Under the plain language of Sec. 1000.3, Cantil-Sakauye emphasized, there are only four grounds for termination—unsatisfactory performance, failure to benefit from the program, conviction of a felony or violent misdemeanor, or criminal conduct rendering deferred entry of judgment inappropriate.

Statutes Cited

Since Trask was unable to start the program, her performance could not have been satisfactory or unsatisfactory and she could not have benefited or failed to benefit from it, and there was no evidence of any criminal conviction or criminal conduct after the court deferred judgment, so none of the grounds for termination applied, the justice said.

“Nor will we construe the statute to allow an additional ground for termination of diversion—the inability to pay fees,” the justice wrote. “Such ground is not only absent from section 1000.3, it is inconsistent with the statutory scheme as a whole.  Nothing in the statutes suggests a defendant’s ability to pay is a consideration for eligibility or completion of diversion.”
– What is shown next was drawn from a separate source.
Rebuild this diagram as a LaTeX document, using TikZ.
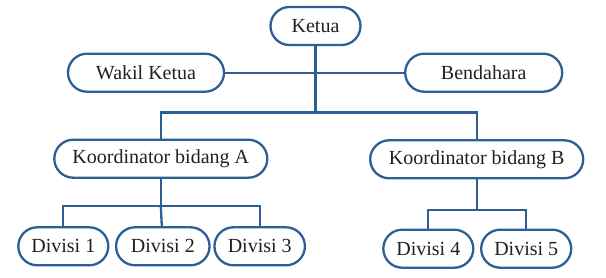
\documentclass[tikz,border=0pt]{standalone}
\usepackage{fontspec}
\setmainfont{Liberation Serif}
\definecolor{orgblue}{RGB}{45,95,150}
\definecolor{txt}{RGB}{35,30,35}
\begin{document}
\begin{tikzpicture}[x=1pt,y=-1pt,
  box/.style={draw=orgblue, line width=2.3pt, rounded corners=19pt,
    minimum height=38pt, inner sep=0pt, text=txt,
    font=\fontsize{20}{23}\selectfont},
  link/.style={draw=orgblue, line width=2.3pt}]
\useasboundingbox (0,0) rectangle (606,278);
\node[box, minimum width=90pt] (ketua) at (315.5,26) {Ketua};
\node[box, minimum width=156pt] (wakil) at (146,72.7) {Wakil Ketua};
\node[box, minimum width=157pt] (bend) at (483.7,72.7) {Bendahara};
\node[box, minimum width=213pt] (ka) at (160.8,158.7) {Koordinator bidang A};
\node[box, minimum width=213pt] (kb) at (476.7,159.3) {Koordinator bidang B};
\node[box, minimum width=90pt] (d1) at (63.3,246.3) {Divisi 1};
\node[box, minimum width=93.5pt] (d2) at (162.8,246.3) {Divisi 2};
\node[box, minimum width=90.5pt] (d3) at (259.7,246.3) {Divisi 3};
\node[box, minimum width=90pt] (d4) at (428.3,248.7) {Divisi 4};
\node[box, minimum width=90pt] (d5) at (526.2,248.7) {Divisi 5};
\coordinate (j1) at (315.5,112.5);
\coordinate (ja) at (160.8,206);
\coordinate (jb) at (476.7,210);
\draw[link] (wakil) -- (bend);
\draw[link] (ketua) -- (j1);
\draw[link] (ka) |- (j1) -| (kb);
\draw[link] (ka) -- (ja);
\draw[link] (d1) |- (ja) -| (d3);
\draw[link] (ja) -- (d2);
\draw[link] (kb) -- (jb);
\draw[link] (d4) |- (jb) -| (d5);
\end{tikzpicture}
\end{document}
Cantil-Sakauye cited Sec. 1000(c), which mandates that a diverted defendant be referred either to a program certified by the county or to a free program approved by the court. And another statute, she noted, requires that drug programs certified by a county provide fee waivers to those who cannot afford to pay.

“In light of these provisions, termination of diversion based solely on a defendant’s inability to pay is inconsistent with and violates the deferred entry of judgment statutory scheme,” the justice wrote.

The case is People v. Trask, C064804.